コンテナ船の最大手はヨーロッパ企業であり、ギリシャ企業は貨物容量ベースで、石油タンカーの30%以上、LNG船の5分の1以上を所有している。ブローカー、引受保険会社、再保険会社のネットワークにより、ロンドンは世界の海上および海洋エネルギー保険の40%以上を提供している。
困難を伴う「米国と西欧の離婚」
5万人以上の米兵がドイツに駐留しており、ラムシュタインという大規模な空軍基地は、長年にわたりアフガニスタン、パキスタン、ソマリア、イエメンに対する無人機攻撃の司令塔となっている。 ランストゥール病院では、イラクとアフガニスタンで負傷した9万5千人の米兵が治療を受けている。 ドイツにおける米国の活動の少なくとも40%は、世界の他の地域での作戦支援に焦点を当てていると推定されている。例えば、2011年にオサマ・ビン・ラディンを殺害した米軍特殊部隊は、ラムシュタインを経由してパキスタンへ飛んだ。

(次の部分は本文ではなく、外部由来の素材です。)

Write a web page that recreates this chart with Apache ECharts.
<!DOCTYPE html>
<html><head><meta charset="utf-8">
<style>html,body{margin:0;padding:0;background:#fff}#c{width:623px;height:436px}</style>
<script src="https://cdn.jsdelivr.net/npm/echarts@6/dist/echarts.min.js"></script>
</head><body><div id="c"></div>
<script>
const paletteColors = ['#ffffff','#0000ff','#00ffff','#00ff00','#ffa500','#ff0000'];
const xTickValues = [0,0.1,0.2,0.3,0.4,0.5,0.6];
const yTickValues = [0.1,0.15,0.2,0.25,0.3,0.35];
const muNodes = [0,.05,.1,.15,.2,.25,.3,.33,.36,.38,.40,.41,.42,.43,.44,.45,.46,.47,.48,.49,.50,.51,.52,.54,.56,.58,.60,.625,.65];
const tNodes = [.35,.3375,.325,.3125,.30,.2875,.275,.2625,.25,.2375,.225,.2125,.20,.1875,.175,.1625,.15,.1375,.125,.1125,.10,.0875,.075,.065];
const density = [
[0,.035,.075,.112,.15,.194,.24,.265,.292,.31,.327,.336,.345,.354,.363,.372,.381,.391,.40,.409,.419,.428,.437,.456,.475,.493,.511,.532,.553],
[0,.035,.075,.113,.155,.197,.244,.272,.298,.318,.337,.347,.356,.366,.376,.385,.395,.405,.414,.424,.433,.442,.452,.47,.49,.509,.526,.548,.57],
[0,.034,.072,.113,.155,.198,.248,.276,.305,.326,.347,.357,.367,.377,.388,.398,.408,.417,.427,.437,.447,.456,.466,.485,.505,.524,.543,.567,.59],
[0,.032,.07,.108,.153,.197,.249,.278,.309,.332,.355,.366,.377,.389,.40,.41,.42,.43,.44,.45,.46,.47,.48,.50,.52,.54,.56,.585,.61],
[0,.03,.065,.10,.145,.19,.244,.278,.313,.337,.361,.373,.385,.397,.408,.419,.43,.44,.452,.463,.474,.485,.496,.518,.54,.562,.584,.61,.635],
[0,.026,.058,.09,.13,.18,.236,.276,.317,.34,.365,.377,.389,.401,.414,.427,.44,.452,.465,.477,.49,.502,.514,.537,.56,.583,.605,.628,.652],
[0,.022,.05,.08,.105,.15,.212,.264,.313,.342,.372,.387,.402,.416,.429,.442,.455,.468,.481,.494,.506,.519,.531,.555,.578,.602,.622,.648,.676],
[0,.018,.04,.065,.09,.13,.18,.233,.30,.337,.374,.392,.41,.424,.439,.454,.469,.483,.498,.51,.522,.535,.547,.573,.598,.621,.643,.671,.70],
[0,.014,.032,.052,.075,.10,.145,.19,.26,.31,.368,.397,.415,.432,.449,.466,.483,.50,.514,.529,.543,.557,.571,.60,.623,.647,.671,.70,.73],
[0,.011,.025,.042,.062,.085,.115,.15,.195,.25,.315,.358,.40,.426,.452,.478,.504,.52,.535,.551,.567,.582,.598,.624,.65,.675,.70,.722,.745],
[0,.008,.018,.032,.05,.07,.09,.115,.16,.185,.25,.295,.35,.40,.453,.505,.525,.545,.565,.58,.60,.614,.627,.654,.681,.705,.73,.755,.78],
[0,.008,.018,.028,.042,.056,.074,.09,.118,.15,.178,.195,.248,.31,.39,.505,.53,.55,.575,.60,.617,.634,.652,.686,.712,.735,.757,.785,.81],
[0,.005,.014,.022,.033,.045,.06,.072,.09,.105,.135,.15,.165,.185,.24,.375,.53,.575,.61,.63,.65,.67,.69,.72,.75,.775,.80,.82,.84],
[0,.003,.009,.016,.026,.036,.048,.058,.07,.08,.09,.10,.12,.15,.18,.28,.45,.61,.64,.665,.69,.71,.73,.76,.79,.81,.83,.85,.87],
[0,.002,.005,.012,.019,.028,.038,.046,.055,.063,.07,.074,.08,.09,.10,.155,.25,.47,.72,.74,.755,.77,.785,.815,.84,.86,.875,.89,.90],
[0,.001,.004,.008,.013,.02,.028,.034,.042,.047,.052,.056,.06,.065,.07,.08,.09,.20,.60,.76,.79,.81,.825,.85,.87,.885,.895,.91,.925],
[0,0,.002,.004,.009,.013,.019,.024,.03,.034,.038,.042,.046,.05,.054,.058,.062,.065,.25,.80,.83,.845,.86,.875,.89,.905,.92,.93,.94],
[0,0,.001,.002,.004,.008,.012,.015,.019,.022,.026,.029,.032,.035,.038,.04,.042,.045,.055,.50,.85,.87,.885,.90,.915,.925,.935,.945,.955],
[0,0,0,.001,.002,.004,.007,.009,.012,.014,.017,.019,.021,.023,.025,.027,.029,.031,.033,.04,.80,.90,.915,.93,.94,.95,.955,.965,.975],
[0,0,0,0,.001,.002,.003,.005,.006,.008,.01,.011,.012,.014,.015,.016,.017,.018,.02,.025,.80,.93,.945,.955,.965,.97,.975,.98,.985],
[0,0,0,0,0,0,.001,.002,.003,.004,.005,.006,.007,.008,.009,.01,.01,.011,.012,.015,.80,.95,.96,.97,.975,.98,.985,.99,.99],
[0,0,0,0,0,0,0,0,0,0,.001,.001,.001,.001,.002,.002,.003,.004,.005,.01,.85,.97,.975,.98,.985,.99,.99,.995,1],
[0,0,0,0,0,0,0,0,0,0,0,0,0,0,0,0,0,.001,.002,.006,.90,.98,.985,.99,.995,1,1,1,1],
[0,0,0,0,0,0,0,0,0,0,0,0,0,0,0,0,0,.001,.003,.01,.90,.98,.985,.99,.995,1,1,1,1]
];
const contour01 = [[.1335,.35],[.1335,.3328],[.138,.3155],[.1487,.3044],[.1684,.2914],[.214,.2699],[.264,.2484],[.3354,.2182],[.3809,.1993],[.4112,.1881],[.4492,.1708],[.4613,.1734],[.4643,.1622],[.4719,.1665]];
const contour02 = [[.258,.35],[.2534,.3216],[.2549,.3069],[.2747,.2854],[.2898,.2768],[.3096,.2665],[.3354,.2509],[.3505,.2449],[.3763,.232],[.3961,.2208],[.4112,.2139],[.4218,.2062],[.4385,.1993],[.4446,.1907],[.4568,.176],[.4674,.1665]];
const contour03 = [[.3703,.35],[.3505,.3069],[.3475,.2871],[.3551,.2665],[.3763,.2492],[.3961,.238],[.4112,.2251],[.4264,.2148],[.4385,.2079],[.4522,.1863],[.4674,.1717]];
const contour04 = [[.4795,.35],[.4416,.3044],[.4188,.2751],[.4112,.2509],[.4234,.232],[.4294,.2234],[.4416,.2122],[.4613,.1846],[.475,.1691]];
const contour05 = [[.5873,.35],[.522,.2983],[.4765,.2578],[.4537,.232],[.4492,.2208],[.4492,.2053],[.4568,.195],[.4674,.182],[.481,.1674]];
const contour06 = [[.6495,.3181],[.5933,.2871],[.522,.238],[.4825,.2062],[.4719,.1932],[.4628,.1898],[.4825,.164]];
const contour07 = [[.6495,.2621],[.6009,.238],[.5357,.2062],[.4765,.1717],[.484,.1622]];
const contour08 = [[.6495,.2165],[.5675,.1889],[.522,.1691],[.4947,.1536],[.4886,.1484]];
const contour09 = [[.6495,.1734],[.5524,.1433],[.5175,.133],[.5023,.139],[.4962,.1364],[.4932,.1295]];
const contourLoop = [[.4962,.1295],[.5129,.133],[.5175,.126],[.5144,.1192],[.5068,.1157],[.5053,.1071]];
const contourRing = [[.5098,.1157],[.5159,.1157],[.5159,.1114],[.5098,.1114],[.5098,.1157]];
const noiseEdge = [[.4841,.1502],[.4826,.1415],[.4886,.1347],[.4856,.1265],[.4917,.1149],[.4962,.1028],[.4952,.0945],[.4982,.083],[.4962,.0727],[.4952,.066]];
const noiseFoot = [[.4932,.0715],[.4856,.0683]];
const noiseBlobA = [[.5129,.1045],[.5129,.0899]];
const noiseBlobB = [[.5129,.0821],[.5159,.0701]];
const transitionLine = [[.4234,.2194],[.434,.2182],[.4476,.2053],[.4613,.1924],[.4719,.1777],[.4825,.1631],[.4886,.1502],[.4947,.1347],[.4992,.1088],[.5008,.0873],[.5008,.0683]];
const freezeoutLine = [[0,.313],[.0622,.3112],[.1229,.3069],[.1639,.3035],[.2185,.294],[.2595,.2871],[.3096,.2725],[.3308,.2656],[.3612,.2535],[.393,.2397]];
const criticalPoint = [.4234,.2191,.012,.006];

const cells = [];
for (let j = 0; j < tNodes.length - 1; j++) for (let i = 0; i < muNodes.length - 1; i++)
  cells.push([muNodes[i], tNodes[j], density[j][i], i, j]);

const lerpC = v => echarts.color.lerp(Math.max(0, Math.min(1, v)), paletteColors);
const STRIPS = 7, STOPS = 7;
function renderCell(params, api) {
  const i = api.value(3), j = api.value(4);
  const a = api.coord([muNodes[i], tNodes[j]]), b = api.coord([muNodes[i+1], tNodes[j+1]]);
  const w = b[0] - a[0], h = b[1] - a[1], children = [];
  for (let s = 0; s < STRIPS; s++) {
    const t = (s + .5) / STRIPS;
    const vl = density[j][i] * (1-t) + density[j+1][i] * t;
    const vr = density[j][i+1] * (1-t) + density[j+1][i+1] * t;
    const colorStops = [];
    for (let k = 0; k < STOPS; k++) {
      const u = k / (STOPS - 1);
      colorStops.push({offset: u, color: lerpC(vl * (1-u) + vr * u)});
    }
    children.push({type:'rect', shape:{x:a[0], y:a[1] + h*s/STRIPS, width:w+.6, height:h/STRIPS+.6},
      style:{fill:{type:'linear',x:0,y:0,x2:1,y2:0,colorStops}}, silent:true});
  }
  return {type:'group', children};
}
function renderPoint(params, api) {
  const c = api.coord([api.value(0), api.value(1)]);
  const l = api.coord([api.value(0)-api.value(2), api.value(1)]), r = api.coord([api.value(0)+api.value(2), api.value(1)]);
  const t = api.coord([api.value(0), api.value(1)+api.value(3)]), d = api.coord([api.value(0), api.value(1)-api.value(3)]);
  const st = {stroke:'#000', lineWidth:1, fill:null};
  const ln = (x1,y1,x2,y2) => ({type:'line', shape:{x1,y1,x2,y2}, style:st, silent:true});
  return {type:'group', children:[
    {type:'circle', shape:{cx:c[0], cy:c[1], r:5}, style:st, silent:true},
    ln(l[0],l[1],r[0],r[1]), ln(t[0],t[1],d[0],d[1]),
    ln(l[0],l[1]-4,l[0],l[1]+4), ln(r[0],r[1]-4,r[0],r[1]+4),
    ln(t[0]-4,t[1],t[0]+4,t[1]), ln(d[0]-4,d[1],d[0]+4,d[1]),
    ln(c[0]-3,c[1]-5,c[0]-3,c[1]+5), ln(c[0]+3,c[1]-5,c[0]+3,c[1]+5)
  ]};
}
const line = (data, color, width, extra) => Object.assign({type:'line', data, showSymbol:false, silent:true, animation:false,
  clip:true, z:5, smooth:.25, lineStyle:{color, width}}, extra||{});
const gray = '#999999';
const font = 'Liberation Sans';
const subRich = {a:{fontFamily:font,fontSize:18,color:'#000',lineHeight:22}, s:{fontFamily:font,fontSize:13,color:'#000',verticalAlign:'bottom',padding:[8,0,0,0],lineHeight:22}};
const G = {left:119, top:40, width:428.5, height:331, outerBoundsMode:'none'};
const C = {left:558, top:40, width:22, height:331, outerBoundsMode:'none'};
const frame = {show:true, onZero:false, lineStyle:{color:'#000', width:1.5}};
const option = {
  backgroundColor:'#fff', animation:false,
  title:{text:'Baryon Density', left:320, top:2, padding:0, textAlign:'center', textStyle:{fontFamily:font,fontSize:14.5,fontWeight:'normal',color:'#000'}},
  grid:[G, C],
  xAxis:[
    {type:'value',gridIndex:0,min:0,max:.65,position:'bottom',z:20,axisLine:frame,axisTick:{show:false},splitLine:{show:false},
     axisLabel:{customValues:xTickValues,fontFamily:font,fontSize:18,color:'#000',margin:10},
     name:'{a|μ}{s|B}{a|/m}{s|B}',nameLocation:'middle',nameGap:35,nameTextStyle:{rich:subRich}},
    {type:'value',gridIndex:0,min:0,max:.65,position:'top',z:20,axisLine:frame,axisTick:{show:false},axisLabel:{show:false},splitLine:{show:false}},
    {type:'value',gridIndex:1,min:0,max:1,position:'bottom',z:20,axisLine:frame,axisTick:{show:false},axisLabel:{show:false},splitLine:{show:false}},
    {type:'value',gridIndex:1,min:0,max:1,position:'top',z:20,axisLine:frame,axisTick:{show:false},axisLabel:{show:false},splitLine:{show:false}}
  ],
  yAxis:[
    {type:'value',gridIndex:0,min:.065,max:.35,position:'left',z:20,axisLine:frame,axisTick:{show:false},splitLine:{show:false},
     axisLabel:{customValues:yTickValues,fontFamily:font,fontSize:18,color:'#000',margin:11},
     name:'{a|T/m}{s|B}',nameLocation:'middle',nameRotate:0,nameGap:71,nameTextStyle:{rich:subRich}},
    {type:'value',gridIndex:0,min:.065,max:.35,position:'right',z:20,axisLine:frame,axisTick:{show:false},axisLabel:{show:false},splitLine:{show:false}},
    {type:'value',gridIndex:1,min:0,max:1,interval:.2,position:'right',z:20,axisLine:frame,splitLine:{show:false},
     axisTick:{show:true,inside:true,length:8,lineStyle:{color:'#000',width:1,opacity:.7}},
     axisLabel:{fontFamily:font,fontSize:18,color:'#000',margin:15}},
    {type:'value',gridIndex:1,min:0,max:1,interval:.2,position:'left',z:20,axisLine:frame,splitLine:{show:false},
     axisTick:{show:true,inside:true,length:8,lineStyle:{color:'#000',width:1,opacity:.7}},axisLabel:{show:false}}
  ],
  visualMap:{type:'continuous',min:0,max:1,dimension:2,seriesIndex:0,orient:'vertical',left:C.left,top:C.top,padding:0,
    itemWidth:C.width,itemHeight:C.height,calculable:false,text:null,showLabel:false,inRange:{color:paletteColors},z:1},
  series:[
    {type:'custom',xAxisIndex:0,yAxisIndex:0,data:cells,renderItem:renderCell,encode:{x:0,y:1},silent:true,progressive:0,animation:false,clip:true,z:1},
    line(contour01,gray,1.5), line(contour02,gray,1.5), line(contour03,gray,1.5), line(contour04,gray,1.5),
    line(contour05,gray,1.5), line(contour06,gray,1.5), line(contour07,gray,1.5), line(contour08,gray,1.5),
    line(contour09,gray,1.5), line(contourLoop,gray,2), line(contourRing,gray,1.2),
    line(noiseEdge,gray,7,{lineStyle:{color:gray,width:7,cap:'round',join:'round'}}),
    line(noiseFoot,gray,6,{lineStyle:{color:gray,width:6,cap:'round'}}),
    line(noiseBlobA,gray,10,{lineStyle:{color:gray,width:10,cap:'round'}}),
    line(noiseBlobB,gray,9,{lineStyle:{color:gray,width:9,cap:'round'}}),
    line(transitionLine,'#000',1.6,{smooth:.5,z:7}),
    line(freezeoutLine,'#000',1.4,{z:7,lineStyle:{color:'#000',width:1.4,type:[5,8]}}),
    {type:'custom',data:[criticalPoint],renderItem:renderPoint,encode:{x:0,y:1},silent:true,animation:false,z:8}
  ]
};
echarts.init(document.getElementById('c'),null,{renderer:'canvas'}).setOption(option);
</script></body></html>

英国はファイブ・アイズ(FVEY)のメンバーであり、この枠組みの中で米国、オーストラリア、英国、カナダ、ニュージーランドが傍受メッセージを含む諜報データの収集と交換を行っている。米国は諜報データの約80%を生成している。
しかし、この同盟の存在は疑問視されている。カナダが脱退する可能性が現在議論されているからだ。
欧州は、これまでにもいくつかの問題で米国と意見が対立してきた。1973年には、英国が米国によるキプロスにある英国基地からの偵察機の発進を、アラブ・イスラエル戦争中に拒否した。1986年には、フランス、スペイン、イタリアがリビア空爆中に米国による自国領空の飛行や自国基地の使用を禁止した。2003年、トルコは自国領土からイラクへの侵攻を米国に許可しなかったため、米国は北部からバグダッドを攻撃することができなかった。

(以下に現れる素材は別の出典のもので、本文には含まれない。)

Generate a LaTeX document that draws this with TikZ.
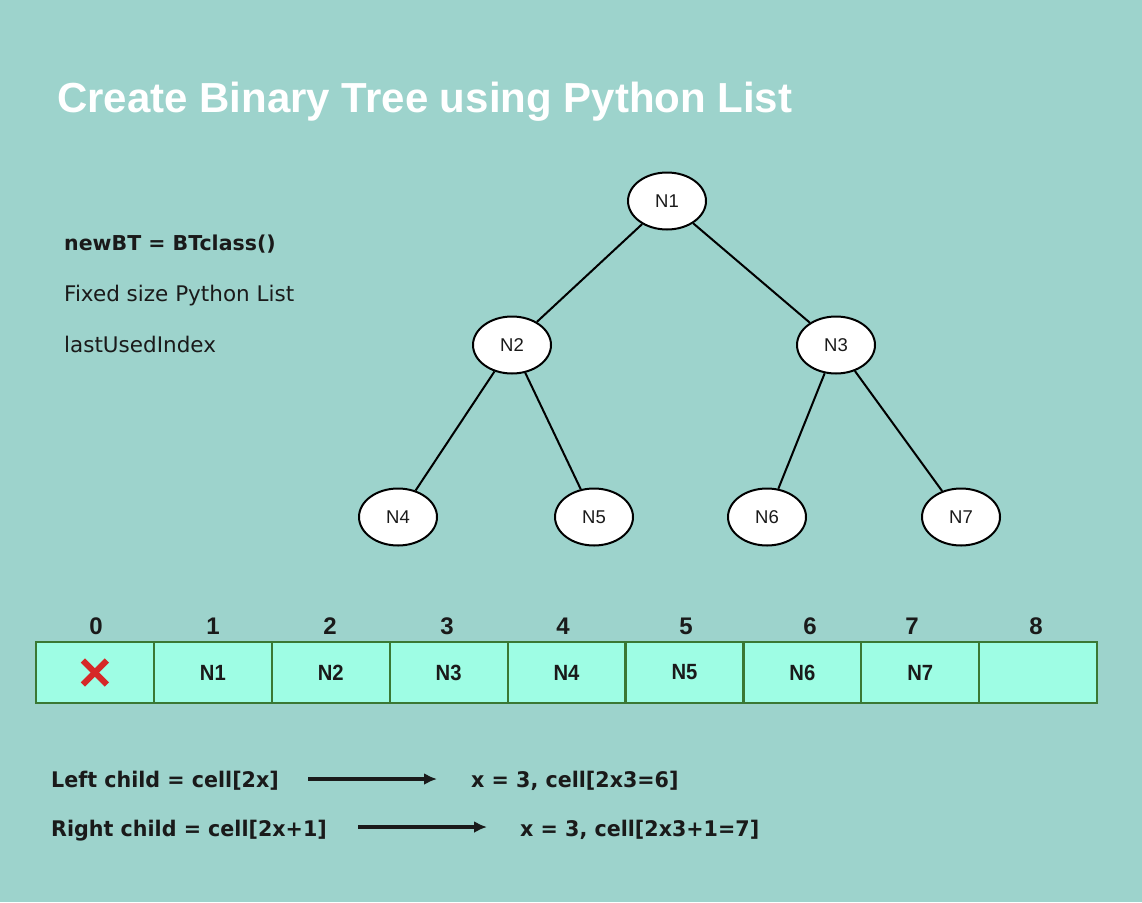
\documentclass[tikz,border=0pt]{standalone}
\usepackage{fontspec}
\setmainfont{Liberation Sans}
\newfontfamily\grande{DejaVu Sans}
\newfontfamily\grandetight[FakeStretch=0.96]{DejaVu Sans}
\newfontfamily\cellfont[FakeStretch=0.92]{Liberation Sans}
\usetikzlibrary{arrows.meta,shapes.geometric}

\definecolor{bgteal}{HTML}{9DD3CC}
\definecolor{cellfill}{HTML}{9EFDE4}
\definecolor{cellline}{HTML}{3A7834}
\definecolor{crossred}{HTML}{D62828}
\definecolor{ink}{HTML}{1A1A1A}

\tikzset{
  treenode/.style={ellipse, draw=black, line width=2pt, fill=white,
    minimum width=78pt, minimum height=57pt, inner sep=0pt,
    font=\fontsize{18.5}{20}\selectfont, text=ink},
  treeedge/.style={draw=black, line width=2pt},
  cellbox/.style={rectangle, draw=cellline, line width=2.2pt, fill=cellfill,
    minimum width=117.9pt, minimum height=61pt, inner sep=0pt,
    font=\cellfont\bfseries\fontsize{22}{24}\selectfont, text=ink},
  idxlabel/.style={inner sep=0pt, anchor=base, text=ink,
    font=\bfseries\fontsize{24}{26}\selectfont},
  lefttext/.style={inner sep=0pt, anchor=base west, text=ink},
  ruletext/.style={lefttext, font=\grandetight\bfseries\fontsize{21.5}{24}\selectfont},
  rulearrow/.style={draw=ink, line width=3.2pt, -{Latex[length=13pt,width=12pt]}}
}

\begin{document}
\begin{tikzpicture}[x=1pt,y=-1pt]
  % background
  \fill[bgteal] (0,0) rectangle (1142,902);
  \useasboundingbox (0,0) rectangle (1142,902);

  % title
  \node[inner sep=0pt, anchor=base west, text=white,
        font=\bfseries\fontsize{42}{48}\selectfont] (title) at (57,112)
        {Create Binary Tree using Python List};

  % notes on the left
  \node[lefttext, font=\grande\bfseries\fontsize{20.5}{24}\selectfont] (ctor) at (64,250) {newBT = BTclass()};
  \node[lefttext, font=\grande\fontsize{21.5}{24}\selectfont] (fixed) at (64,301) {Fixed size Python List};
  \node[lefttext, font=\grande\fontsize{21.5}{24}\selectfont] (last) at (64,352) {lastUsedIndex};

  % tree
  \node[treenode] (n1) at (667,201) {N1};
  \node[treenode] (n2) at (512,345) {N2};
  \node[treenode] (n3) at (836,345) {N3};
  \node[treenode] (n4) at (398,517) {N4};
  \node[treenode] (n5) at (594,517) {N5};
  \node[treenode] (n6) at (767,517) {N6};
  \node[treenode] (n7) at (961,517) {N7};
  \draw[treeedge] (n1) -- (n2);
  \draw[treeedge] (n1) -- (n3);
  \draw[treeedge] (n2) -- (n4);
  \draw[treeedge] (n2) -- (n5);
  \draw[treeedge] (n3) -- (n6);
  \draw[treeedge] (n3) -- (n7);

  % list cells
  \foreach \i/\t in {0/{}, 1/N1, 2/N2, 3/N3, 4/N4, 5/N5, 6/N6, 7/N7, 8/{}} {
    \node[cellbox] (c\i) at ({36+117.9*(\i+0.5)},672.5) {\t};
  }
  % index labels
  \foreach \i/\x in {0/96, 1/213, 2/330, 3/447, 4/563, 5/686, 6/810, 7/912, 8/1036} {
    \node[idxlabel] (i\i) at (\x,634) {\i};
  }
  % unused cell zero
  \draw[crossred, line width=6pt] ([shift={(-12,-12)}]c0.center) -- ([shift={(12,12)}]c0.center);
  \draw[crossred, line width=6pt] ([shift={(-12,12)}]c0.center) -- ([shift={(12,-12)}]c0.center);

  % child index rules
  \node[ruletext] (lrule) at (51,787) {Left child = cell[2x]};
  \node[ruletext] (lex) at (471,787) {x = 3, cell[2x3=6]};
  \node[ruletext] (rrule) at (51,836) {Right child = cell[2x+1]};
  \node[ruletext] (rex) at (520,836) {x = 3, cell[2x3+1=7]};
  \coordinate (la) at (308,779);
  \coordinate (lb) at (437,779);
  \coordinate (ra) at (358,827);
  \coordinate (rb) at (487,827);
  \draw[rulearrow] (la) -- (lb);
  \draw[rulearrow] (ra) -- (rb);
\end{tikzpicture}
\end{document}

2025年2月、ミュンヘン会議で、J.D.ヴァンス米国副大統領は、米国と欧州の価値観が相容れないという事実について演説し、特に欧州が言論の自由を保障していないと非難した。一方、欧州委員会のウルズラ・フォン・デア・ライエン委員長は、トランプ大統領が欧州の価値観を脅かしていると非難した。
2025年3月17日、米国はウクライナを巡る一連の出来事に関連して、ロシアを調査する国際グループから離脱することをEUに通知した。この多国籍グループは、ロシア、ベラルーシ、朝鮮民主主義人民共和国、イランの指導部について調査している(米国は2023年に参加)。
報道によると、トランプ大統領は他国における「民主主義の推進」に従事する組織への資金提供を停止した。その結果、SvobodaやVoice of Americaといったいくつかの著名なメディアが閉鎖され、旧ソ連諸国の多数の「独立系メディア」が資金援助を失うこととなった。 Nezavisimaya Gazetaは2025年3月16日、欧州諸国は米国に代わってこれらのプロジェクトの多くを担おうとしているが、十分な資金があるとは思われない、と報じた。
トランプ大統領の行動の結果、ヨーロッパ人は見捨てられ侮辱されたと感じ、ますます、米国に対抗するために大陸のすべての国が力を合わせることの重要性を口にするようになった。しかし、エコノミスト誌が書いたように、彼らはトランプ大統領の怒りを抑えることができると期待している。
同時に、ほとんどの観察者は西ヨーロッパの国際情勢における影響力が弱まっていると考えている。米国メディアは、ヨーロッパが野外博物館、つまり、心配なく暮らすことに慣れた高齢者のための場所になりつつあるという考えを常に宣伝している。
トルコ大統領のメフメット・アクメット上級顧問は、ソーシャルネットワークX上でEUを「現代の病人」と呼び、欧州連合の行動は「完全な誤解と傲慢の証であり、植民地主義者のメンタリティの産物である」と述べた。
米国と西ヨーロッパの間の亀裂は、おそらく今後もさらに深刻化し、西側諸国の分裂は明白な事実となっている。